When Ellen and I got out front Bobby was standing there pacing.. Unsure of what to expect or how long we would have to just sit and wait. Bobby needed a distraction, so we sent him to QT to get drinks. By the time he got back to the surgery center we had already been waiting about 15 minutes. Bobby was past his angry/nervous stage and had moved on to his more "relaxed" nervous stage which is stupid "worse case scenario" jokes. Yea, no thanks!
Finally the nurse came out and got us. Only 2 at a time so Bobby and I went first. Chloe was crying. I was so sad for her. My eyes teared up and it was taking all of my strength to be strong for my little girl. I walked behind the curtain and she cried for me to hold her. As I made my way around the hospital bed to the chair, my eye were glued on Chloe. Her hair was a mess, her gown was tangled up around her, a pink bandage was trying its best to hold her IV in her little hand, her face red and full of tears. I know she just had her tonsils removed but for some reason my brain wouldn't register that fact. I examined her, I counted fingers and toes, made sure her nose was still symmetric with her face, made sure her eyes were still blue. Maybe to you it sounds silly, and maybe it is. I know, I know, I know it was just her tonsils for crying out loud, but for some reason I thought she would look different, altered, like you would be able to look at her and know that this little girl just had a surgery and they removed a little part of her. But there she was in my arms crying her heart out as she came out of anesthesia looking just like my beautiful little girl.
As I held her she cried and asked my why I let her go with the "mean" doctor. I asked her why the doctor was mean and without a beat, through her alligator tears she told me how that mean doctor made her stop breathing. My heart melted for her. She cried for me to hold her, but I already was. The nurse came over to me and put her arms around me in an affectionate I know how you're feeling kind of way, and I just sat there and rocked my little girl. Bobby was starting to get anxious again. She was crying, coughing, hysterical really and there was nothing he could do. The nurse gave Bobby a Popsicle to try to feed to Chloe, but she wouldn't have it. He tried apple juice and water and she refused both of them. So he did the only thing he could, went and got Ellen.

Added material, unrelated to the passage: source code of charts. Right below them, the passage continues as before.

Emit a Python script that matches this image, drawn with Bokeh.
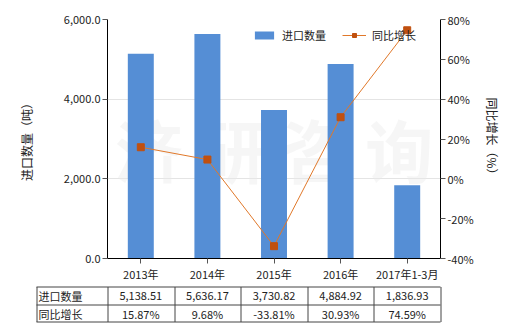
from bokeh.plotting import figure
from bokeh.models import (FactorRange, Range1d, LinearAxis, NumeralTickFormatter,
                          PrintfTickFormatter, FixedTicker, Legend, LegendItem)
from bokeh.layouts import column
from bokeh.core.properties import value
from bokeh.embed import file_html
from bokeh.resources import INLINE

categories = ["2013年", "2014年", "2015年", "2016年", "2017年1-3月"]
import_qty = [5138.51, 5636.17, 3730.82, 4884.92, 1836.93]
yoy_growth = [15.87, 9.68, -33.81, 30.93, 74.59]
qty_labels = ["5,138.51", "5,636.17", "3,730.82", "4,884.92", "1,836.93"]
growth_labels = ["15.87%", "9.68%", "-33.81%", "30.93%", "74.59%"]
row_headers = ["进口数量", "同比增长"]
left_ticks = [0, 2000, 4000, 6000]
right_ticks = [-40, -20, 0, 20, 40, 60, 80]

FONT = "Noto Sans CJK SC"
BAR = "#558ED5"
LINE = "#E0782A"
MARK = "#C0500F"

FL, FR = 107, 440   # frame left / right in page pixels
W, H1, H2 = 520, 284, 46

p = figure(x_range=FactorRange(*categories), y_range=Range1d(0, 6000),
           width=W, height=H1, output_backend="svg", toolbar_location=None,
           min_border_left=FL, min_border_right=W - FR, min_border_top=19,
           min_border_bottom=24)
p.frame_align = False
p.extra_y_ranges = {"pct": Range1d(-40, 80)}
p.outline_line_color = None
p.background_fill_color = "white"
p.border_fill_color = "white"
p.xgrid.visible = False
p.ygrid.grid_line_color = "#E4E4E4"
p.ygrid.ticker = FixedTicker(ticks=left_ticks)

# watermark
p.text(x=["2015年"], y=[2750], text=["济 研 咨 询"], text_align="center",
       text_baseline="middle", text_font_size="68px", text_color="#E8E8E8",
       text_alpha=0.4, text_font=value(FONT), text_font_style="bold")

bars = p.vbar(x=categories, top=import_qty, width=0.39, fill_color=BAR,
              line_color=None)
ln = p.line(x=categories, y=yoy_growth, y_range_name="pct", line_color=LINE,
            line_width=1)
sc = p.scatter(x=categories, y=yoy_growth, y_range_name="pct", marker="square",
               size=7, fill_color=MARK, line_color=MARK)

la = p.left[0]
la.ticker = FixedTicker(ticks=left_ticks)
la.formatter = NumeralTickFormatter(format="0,0.0")
la.axis_label = "进口数量（吨）"

ra = LinearAxis(y_range_name="pct", ticker=FixedTicker(ticks=right_ticks),
                formatter=PrintfTickFormatter(format="%d%%"),
                axis_label="同比增长（%）")
p.add_layout(ra, "right")

for ax in [la, ra]:
    ax.axis_line_color = "black"
    ax.major_tick_line_color = "#555555"
    ax.major_tick_in = 0
    ax.major_tick_out = 5
    ax.minor_tick_line_color = None
    ax.major_label_text_font = FONT
    ax.major_label_text_font_size = "11px"
    ax.major_label_text_color = "#222222"
    ax.axis_label_text_font = FONT
    ax.axis_label_text_font_size = "12px"
    ax.axis_label_text_font_style = "normal"
    ax.axis_label_text_color = "#222222"
    ax.major_label_standoff = 2
la.axis_label_standoff = 26
ra.axis_label_standoff = 7

xa = p.below[0]
xa.axis_line_color = "black"
xa.major_tick_line_color = "#555555"
xa.major_tick_in = 0
xa.major_tick_out = 5
xa.major_label_text_font = FONT
xa.major_label_text_font_size = "11px"
xa.major_label_text_color = "#222222"
xa.major_label_standoff = 2

legend = Legend(items=[LegendItem(label="进口数量", renderers=[bars]),
                       LegendItem(label="同比增长", renderers=[ln, sc])],
                orientation="horizontal", location=(145, 215),
                background_fill_alpha=0, border_line_color=None,
                padding=0, margin=0, spacing=16, glyph_width=24,
                glyph_height=10, label_height=12, label_standoff=6,
                label_text_font=FONT, label_text_font_size="11px",
                label_text_color="#222222")
p.add_layout(legend)

# data table below (page-pixel coordinates)
t = figure(width=W, height=H2, x_range=Range1d(0, W), y_range=Range1d(H2, 0),
           output_backend="svg", toolbar_location=None, min_border=0)
t.frame_align = False
t.axis.visible = False
t.grid.visible = False
t.outline_line_color = None

n = len(categories)
cw = (FR - FL) / n
xs_edges = [36] + [FL + i * cw for i in range(n + 1)]
y_edges = [2.5, 20.5, 37.5]
xs, ys = [], []
for y in y_edges:
    xs.append([36, FR]); ys.append([y, y])
for x in xs_edges:
    xr = round(x) + 0.5
    xs.append([xr, xr]); ys.append([y_edges[0], y_edges[-1]])
t.multi_line(xs=xs, ys=ys, line_color="#444444", line_width=1)

row_y = [(y_edges[i] + y_edges[i + 1]) / 2 for i in range(2)]
t.text(x=[38, 38], y=row_y, text=row_headers, text_align="left",
       text_baseline="middle", text_font=value(FONT), text_font_size="11px",
       text_color="#222222")
cx = [FL + (i + 0.5) * cw for i in range(n)]
t.text(x=cx, y=[row_y[0]] * n, text=qty_labels, text_align="center",
       text_baseline="middle", text_font=value(FONT), text_font_size="11px",
       text_color="#222222")
t.text(x=cx, y=[row_y[1]] * n, text=growth_labels, text_align="center",
       text_baseline="middle", text_font=value(FONT), text_font_size="11px",
       text_color="#222222")

layout = column(p, t, spacing=0)
open("out.html", "w").write(file_html(layout, INLINE))
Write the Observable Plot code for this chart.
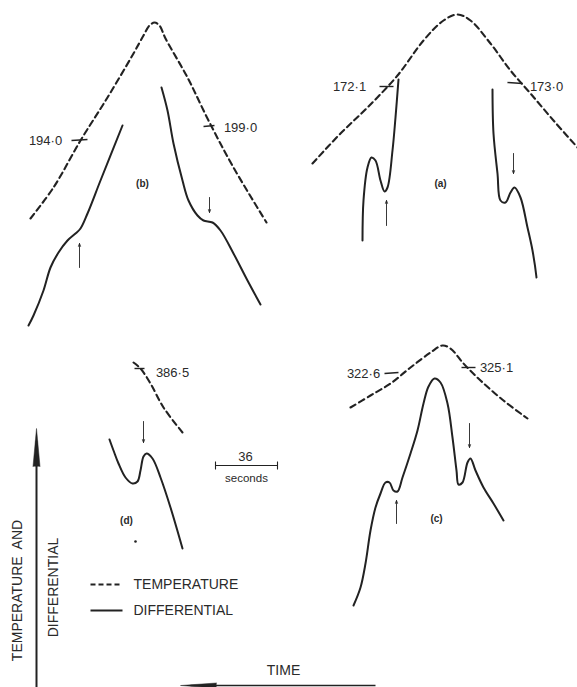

We sat in the recovery area for about a half hour. We all kept trying to push the fluids. We weren't allowed to leave until she swallowed something. When she finally calmed down enough to speak coherently she asked for water. She drank about 5 sips which made the nurse happy. We struggled to get Chloe dressed and to the car. The more the anesthesia wore off, the calmer she became. Although, she couldn't figure out why her throat hurt. It didn't hurt before she went inside and now she cant swallow, and it hurts to talk.
She spent the next 4 days sleeping it off. Day 5 was Sophie's birthday and I tried really hard to get her up and moving with only 2 days left until Christmas. I started to see a little bit of Chloe coming out of her by Christmas eve, and by Christmas she wasn't back to her old self but she was more then half way there. Finally 9 days after her surgery she is back to her old self. Eating, drinking, playing, screaming, being a happy confident 3 year old going on 30.